1. Signal Generation: The Arduino sends a rectangular signal through pin D2. This signal has a constant frequency.
2. Inductive Voltage Divider: The signal is sent to a voltage divider circuit consisting of a fixed resistor and the "sensor coil," which has an Inductive Reactance ($X_L$).
3. Magnetic Field Interference: When the coil is brought near a metal, its inductance ($L$) changes due to the effect of magnetic flux lines (for steel) or the generation of Eddy Currents (for aluminum). This change causes the voltage across the coil to vary accordingly.
4. Signal Processing: The fluctuating AC voltage passes through a diode for rectification into DC, and a capacitor helps to smooth the signal before it's sent to the Arduino's Analog Input pin for conversion into a digital numerical value.

Usage and Measurement Procedure

The procedure for measuring the relative thickness of paint is as follows:

1. **Reference Point (Calibration):** First, put the coil to a place on the surface where you are sure that the paint is original and press the **"Calibration"** button.
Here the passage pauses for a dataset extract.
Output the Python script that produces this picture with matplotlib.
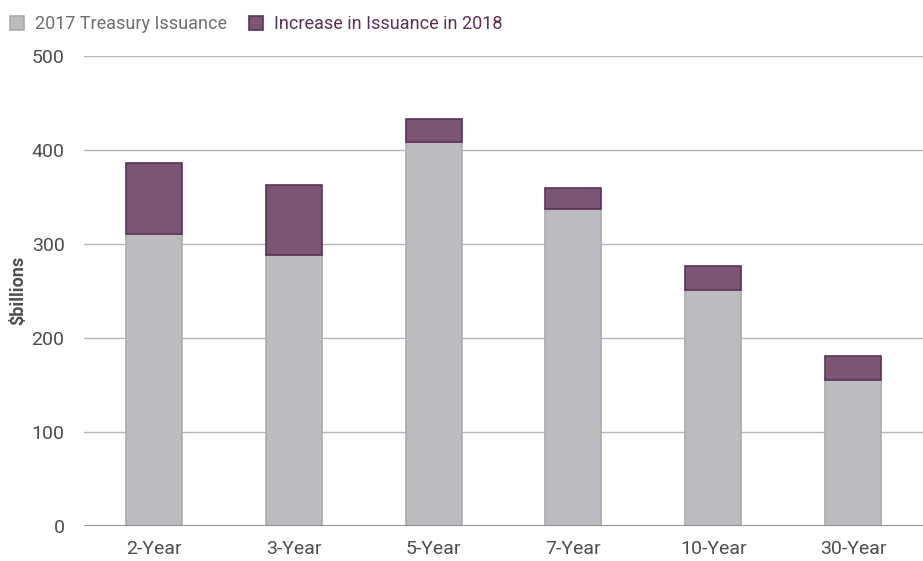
import numpy as np
import matplotlib.pyplot as plt

plt.rcParams['font.family'] = ['Roboto', 'DejaVu Sans']

categories = ['2-Year', '3-Year', '5-Year', '7-Year', '10-Year', '30-Year']
issuance_2017 = [311, 288, 408, 337, 251, 155]
increase_2018 = [75, 75, 25, 23, 26, 26]

grey = '#BBBCC0'
grey_edge = '#A9AAAE'
purple = '#7A5674'
purple_edge = '#5B3155'

fig = plt.figure(figsize=(9.23, 5.61), dpi=100)
ax = fig.add_axes([84 / 923, 1 - 526 / 561, 1 - 84 / 923, (526 - 56) / 561])

x = np.arange(len(categories))
b1 = ax.bar(x, issuance_2017, width=0.4, color=grey, edgecolor=grey_edge, linewidth=1.2,
            label='2017 Treasury Issuance', zorder=3)
b2 = ax.bar(x, increase_2018, bottom=issuance_2017, width=0.4, color=purple,
            edgecolor=purple_edge, linewidth=1.2, label='Increase in Issuance in 2018', zorder=3)

ax.set_xlim(-0.5, len(categories) - 0.5)
ax.set_ylim(0, 500)
ax.set_yticks(range(0, 501, 100))
ax.set_xticks(x)
ax.set_xticklabels(categories)
ax.yaxis.grid(True, color='#B5B5B8', linewidth=1.0, zorder=0)
ax.axhline(0, color='#7F7F82', linewidth=1.8, zorder=4)
for s in ax.spines.values():
    s.set_visible(False)
ax.tick_params(axis='both', length=0, labelsize=14, labelcolor='#4D4D4F')
ax.tick_params(axis='y', pad=14)
ax.tick_params(axis='x', pad=10)

fig.text(18 / 923, 1 - 290 / 561, '$billions', rotation=90, ha='center', va='center',
         fontsize=13, fontweight='bold', color='#4D4D4F')

leg = fig.legend(handles=[b1, b2], loc='upper left', bbox_to_anchor=(-0.007, 1.002), ncol=2,
                 frameon=False, fontsize=13, handlelength=0.8, handleheight=0.8,
                 handletextpad=0.6, columnspacing=1.2)
leg.get_texts()[0].set_color('#6D6E71')
leg.get_texts()[1].set_color('#5E2F58')

fig.savefig('out.png', dpi=100)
Now this value is taken as a reference against which the thickness of the suspicious areas will be measured.

2. **Measurement:** Now, place the coil on the "suspicious" place and press the **"Measurement"** button.

3. **Display:** The Arduino will calculate the difference between the reference value and the current value, then display it as a relative numerical value on the LCD screen.

And now let's see how the device works: Immediately after switching on, the "Ready" screen appears on the display.

During the measurements I will use pieces of metal on which I will simulate paint and putty of different thicknesses, because at the moment I do not have the conditions to make the measurements on a real car.

Program Logic Analysis

As you can see in the image above, the device perfectly detects the type of surface (iron or aluminum) and for the thickness of the paint it shows a relative number that does not correspond to the real thickness in a given measurement unit, but still gives us an idea of the thickness of the deposit.

The device is programmed to be intelligent enough to distinguish metal types based on their electromagnetic properties:

• If it is Steel (Ferrous): The inductance value will increase significantly.
• If it is Aluminum (Non-ferrous): Eddy Currents will be generated, opposing the change in the magnetic field, causing the read value to differ from that of steel.

Although the displayed value is a "Relative Number" and may not directly indicate thickness in Microns, the sensitivity of this coil sensor is sufficient to tell us that "this spot has unusually thicker paint." With small adjustments in the code we can change the ratio between the actual thickness and the displayed relative number, which would also increase the accuracy. If the user requires quantitative accuracy, the Analog value mapping in the code can be adjusted to convert it into actual thickness units, provided a Lookup Table is created.

Conclusion

And finally a short conclusion. Although relatively simple to make, this is a very useful device especially when buying a car to check suspicious areas where auto putty has been applied under the paint. The device is embedded in a suitable box made of PVC board and lined with colored self-adhesive wallpaper.